How does the Economy work?

If everyone participates, then the flow of money (Size of the Pie) is sustained and with available credit, risks (Investments) are taken that increase the size of the pie. But when one entity (group of participants) stops participating, then the flow of money slows down and the pie can shrink.

At first, the system (economy) tries to compensate, but over time compensation by one entity for another entity can accomplish only so much.

When the economy is shrinking, the solution is to identify the entity that has stopped participating, then analyze why they have stopped and take measures to reverse their trend (get them spending again). During normal times, our economy is 70% Consumer spending, 21% Government spending, with Investments and Net Exports taking up the remaining 9%. Small shifts over time amongst these entities are viable as long as the fluctuations are small.

When the Consumer stops spending then Trade can sustain the economy for a period of time if the change is small. If the change is large then the government may intervene temporarily. But government must be careful not to interfere with Investments or Trade. As an example, government can establish rules that hinder Trade, or, government can cause the private sector to withdraw or decrease Investments. If the government does this, then it attempts to make up the differences on its own by spending in the economy or spending on Investments (as in a stimulus package).

Fear is predictable when the Consumer shifts from spending to savings. Our normal rate of savings is in the range of 0.5% to 1.0% (not good but that's what it is - another subject). Today's savings rate is about 4.5%, which exceeds the normal rate. The Consumer is obviously fearful of these times and all efforts should be made to reduce this fear. The Consumer does have money to spend.

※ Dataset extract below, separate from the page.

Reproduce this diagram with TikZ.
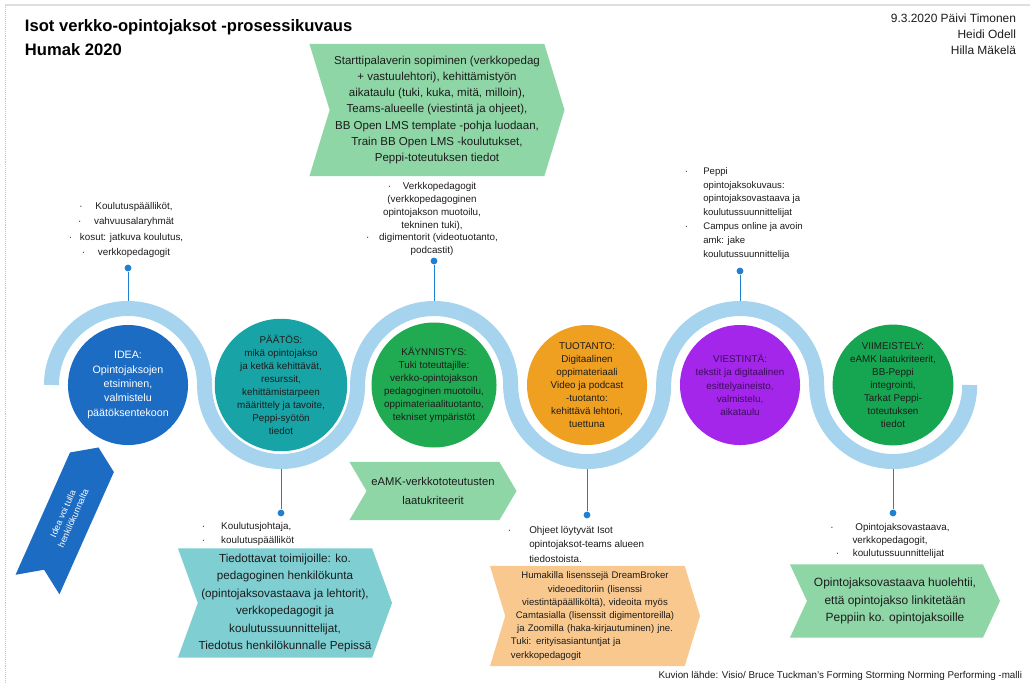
\documentclass[tikz,border=0pt]{standalone}
\usepackage{fontspec}
\setmainfont{Liberation Sans}
\usepackage{tikz}
\usetikzlibrary{shapes.symbols}

\definecolor{wave}{RGB}{166,211,238}
\definecolor{pin}{RGB}{30,128,210}
\definecolor{ideablue}{RGB}{28,108,196}
\definecolor{teal}{RGB}{24,164,166}
\definecolor{startgreen}{RGB}{32,170,82}
\definecolor{prodorange}{RGB}{240,160,32}
\definecolor{purple}{RGB}{165,38,235}
\definecolor{endgreen}{RGB}{22,166,82}
\definecolor{lgreen}{RGB}{142,214,166}
\definecolor{lteal}{RGB}{126,206,210}
\definecolor{peach}{RGB}{248,200,142}
\definecolor{txtdark}{RGB}{28,28,28}
\definecolor{txtpurple}{RGB}{62,12,92}

\begin{document}
\begin{tikzpicture}[
x=0.025cm, y=0.025cm,
every node/.style={text=txtdark},
stage/.style={circle, minimum size=3cm, inner sep=0pt, align=center,
    font=\fontsize{7}{9.3}\selectfont},
chev/.style={signal, signal to=east, signal from=west, inner sep=0pt, align=center},
band/.style={draw=wave, line width=0.375cm},
pindot/.style={circle, fill=pin, inner sep=0pt, minimum size=0.17cm},
pinline/.style={draw=pin, line width=0.6pt},
bullets/.style={align=center, font=\fontsize{7}{10.5}\selectfont}
]

\fill[white] (0,-683) rectangle (1030,0);
\useasboundingbox (0,-683) rectangle (1030,0);
\draw[gray!25, line width=1pt] (5,-5) -- (1030,-5);
\draw[gray!45, densely dotted] (5,-5) -- (5,-683);

\node[anchor=north west, align=left, text=black,
    font=\bfseries\fontsize{11.8}{16.5}\selectfont] (otsikko) at (20,-15)
    {Isot verkko-opintojaksot -prosessikuvaus\\Humak 2020};
\node[anchor=north east, align=right, font=\fontsize{8.5}{11.4}\selectfont]
    (tekijat) at (1021,-9) {9.3.2020 Päivi Timonen\\Heidi Odell\\Hilla Mäkelä};

\draw[band] (51.5,-385)
    arc[start angle=180, end angle=0, radius=1.9125cm]
    arc[start angle=180, end angle=360, radius=1.9125cm]
    arc[start angle=180, end angle=0, radius=1.9125cm]
    arc[start angle=180, end angle=360, radius=1.9125cm]
    arc[start angle=180, end angle=0, radius=1.9125cm]
    arc[start angle=180, end angle=360, radius=1.9125cm];

\node[stage, fill=ideablue, text=white, font=\fontsize{7.6}{10.2}\selectfont] (idea) at (128,-385)
    {IDEA:\\Opintojaksojen\\etsiminen,\\valmistelu\\päätöksentekoon};
\node[stage, fill=teal] (paatos) at (281,-385)
    {PÄÄTÖS:\\mikä opintojakso\\ja ketkä kehittävät,\\resurssit,\\kehittämistarpeen\\määrittely ja tavoite,\\Peppi-syötön\\tiedot};
\node[stage, fill=startgreen] (kaynnistys) at (434,-385)
    {KÄYNNISTYS:\\Tuki toteuttajille:\\verkko-opintojakson\\pedagoginen muotoilu,\\oppimateriaalituotanto,\\tekniset ympäristöt};
\node[stage, fill=prodorange] (tuotanto) at (587,-385)
    {TUOTANTO:\\Digitaalinen\\oppimateriaali\\Video ja podcast\\-tuotanto:\\kehittävä lehtori,\\tuettuna};
\node[stage, fill=purple, text=txtpurple] (viestinta) at (740,-385)
    {VIESTINTÄ:\\tekstit ja digitaalinen\\esittelyaineisto,\\valmistelu,\\aikataulu};
\node[stage, fill=endgreen] (viimeistely) at (893,-385)
    {VIIMEISTELY:\\eAMK laatukriteerit,\\BB-Peppi\\integrointi,\\Tarkat Peppi-\\toteutuksen\\tiedot};

\node[pindot] (d1) at (128,-268) {};
\node[pindot] (d2) at (281,-513) {};
\node[pindot] (d3) at (434,-261) {};
\node[pindot] (d4) at (587,-515) {};
\node[pindot] (d5) at (740,-271) {};
\node[pindot] (d6) at (893,-513) {};
\coordinate (b1) at (128,-301);
\coordinate (b2) at (281,-469);
\coordinate (b3) at (434,-301);
\coordinate (b4) at (587,-469);
\coordinate (b5) at (740,-301);
\coordinate (b6) at (893,-469);
\draw[pinline] (d1) -- (b1);
\draw[pinline] (d2) -- (b2);
\draw[pinline] (d3) -- (b3);
\draw[pinline] (d4) -- (b4);
\draw[pinline] (d5) -- (b5);
\draw[pinline] (d6) -- (b6);

\node[bullets, font=\fontsize{7}{10.9}\selectfont] (toimijat1) at (126,-230)
    {·\hspace{1.3em}Koulutuspäälliköt,\\·\hspace{1.3em}vahvuusalaryhmät\\·\hspace{0.8em}kosut: jatkuva koulutus,\\·\hspace{1.3em}verkkopedagogit};
\node[bullets, font=\fontsize{7}{9.2}\selectfont] (toimijat3) at (432,-219)
    {·\hspace{1.2em}Verkkopedagogit\\(verkkopedagoginen\\opintojakson muotoilu,\\tekninen tuki),\\·\hspace{1em}digimentorit (videotuotanto,\\podcastit)};
\node[anchor=west, font=\fontsize{6.8}{9.8}\selectfont] (toimijat5) at (680,-213)
    {\begin{tabular}{@{}l@{\hspace{0.38cm}}l@{}}
    · & Peppi\\ & opintojaksokuvaus:\\ & opintojaksovastaava ja\\ & koulutussuunnittelijat\\
    · & Campus online ja avoin\\ & amk: jake\\ & koulutussuunnittelija
    \end{tabular}};
\node[anchor=west, font=\fontsize{7}{9.6}\selectfont] (toimijat2) at (197,-534)
    {\begin{tabular}{@{}l@{\hspace{0.4cm}}l@{}}
    · & Koulutusjohtaja,\\ · & koulutuspäälliköt
    \end{tabular}};
\node[anchor=west, font=\fontsize{7}{10.5}\selectfont] (toimijat4) at (503,-545)
    {\begin{tabular}{@{}l@{\hspace{0.45cm}}l@{}}
    · & Ohjeet löytyvät Isot\\ & opintojaksot-teams alueen\\ & tiedostoista.
    \end{tabular}};
\node[bullets, font=\fontsize{7}{9.3}\selectfont] (toimijat6) at (890,-541)
    {·\hspace{2.2em}Opintojaksovastaava,\\verkkopedagogit,\\·\hspace{1.4em}koulutussuunnittelijat};

\node[chev, fill=lgreen, minimum width=6.375cm, minimum height=3.3cm,
    signal pointer angle=146, font=\fontsize{8.2}{11.4}\selectfont] (startti) at (437,-110)
    {Starttipalaverin sopiminen (verkkopedag\\+ vastuulehtori), kehittämistyön\\aikataulu (tuki, kuka, mitä, milloin),\\Teams-alueelle (viestintä ja ohjeet),\\BB Open LMS template -pohja luodaan,\\Train BB Open LMS -koulutukset,\\Peppi-toteutuksen tiedot};
\node[chev, fill=lgreen, minimum width=4.175cm, minimum height=1.45cm,
    signal pointer angle=119, font=\fontsize{8}{13}\selectfont] (laatu) at (433,-491)
    {eAMK-verkkototeutusten\\laatukriteerit};
\node[chev, fill=lteal, minimum width=5.35cm, minimum height=2.725cm,
    signal pointer angle=140, font=\fontsize{8.3}{12.4}\selectfont] (tiedotus) at (285,-603)
    {Tiedottavat toimijoille: ko.\\pedagoginen henkilökunta\\(opintojaksovastaava ja lehtorit),\\verkkopedagogit ja\\koulutussuunnittelijat,\\Tiedotus henkilökunnalle Pepissä};
\node[chev, fill=peach, minimum width=5.25cm, minimum height=2.5cm, text width=4.2cm,
    signal pointer angle=146, font=\fontsize{6.8}{9.4}\selectfont] (lisenssit) at (595,-616)
    {Humakilla lisenssejä DreamBroker\\videoeditoriin (lisenssi\\viestintäpäälliköltä), videoita myös\\Camtasialla (lisenssit digimentoreilla)\\ja Zoomilla (haka-kirjautuminen) jne.\\
    \makebox[\linewidth][l]{Tuki: erityisasiantuntjat ja}\\\makebox[\linewidth][l]{verkkopedagogit}};
\node[chev, fill=lgreen, minimum width=5.25cm, minimum height=1.825cm,
    signal pointer angle=130, font=\fontsize{8.5}{12.4}\selectfont] (linkitys) at (895,-601)
    {Opintojaksovastaava huolehtii,\\että opintojakso linkitetään\\Peppiin ko. opintojaksoille};
\node[chev, fill=ideablue, text=white, rotate=66, minimum width=3.75cm, minimum height=1.2cm,
    signal pointer angle=112, font=\fontsize{6.4}{8}\selectfont] (idealahde) at (68,-516)
    {Idea voi tulla\\henkilökunnalta};

\node[anchor=east, font=\fontsize{7}{8}\selectfont] (lahde) at (1027,-676)
    {Kuvion lähde: Visio/ Bruce Tuckman's Forming Storming Norming Performing -malli};
\end{tikzpicture}
\end{document}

So, why is the Consumer fearful? The consumers have been receiving mixed signals. On one end of the spectrum the economy was growing: however, on the other end of the spectrum, certain political groups were denigrating the status of the economy. Congress was encouraging home ownership (mortgages) for all, whether they could afford it or not. But no one counted on was the oil crisis and the mortgage crisis. Combining all these has put the financial industry in a downward spiral. Thus this is where we are today.

  1. Build Consumer confidence and encourage consumer spending. This will be hard for the Democrats because they have cited President Bush for encouraging consumers "to go about their business" and spend after 9/11. To assume his position would undermine theirs!
  2. Shame credit card companies into reducing rates. Companies charging more than 30% should be criticized to reduce their rates to approximately 15%. Consumers have gone "COLD TURKEY" from borrowing and spending to savings. Consumers need to reduce savings this and return to spending and slowly move to be a more saving nation. A good thing for the economy is that consumers can't "not spend for a long period". Slowly we are moving back to spending and the economy is responding. Remember that 90% of workers are still employed. But right now the economy depends on consumers spending. Spending in January was up 1% and in February up 0.5%. The Consumer is returning slowly.
  3. Encourage refinancing at current low rates of default mortgages to be changed to 10 year interest only mortgages. This would allow owners to stay in their homes for years until the home value returns. At that time, they could sell their homes or perhaps they would be in a position to afford their mortgage payment.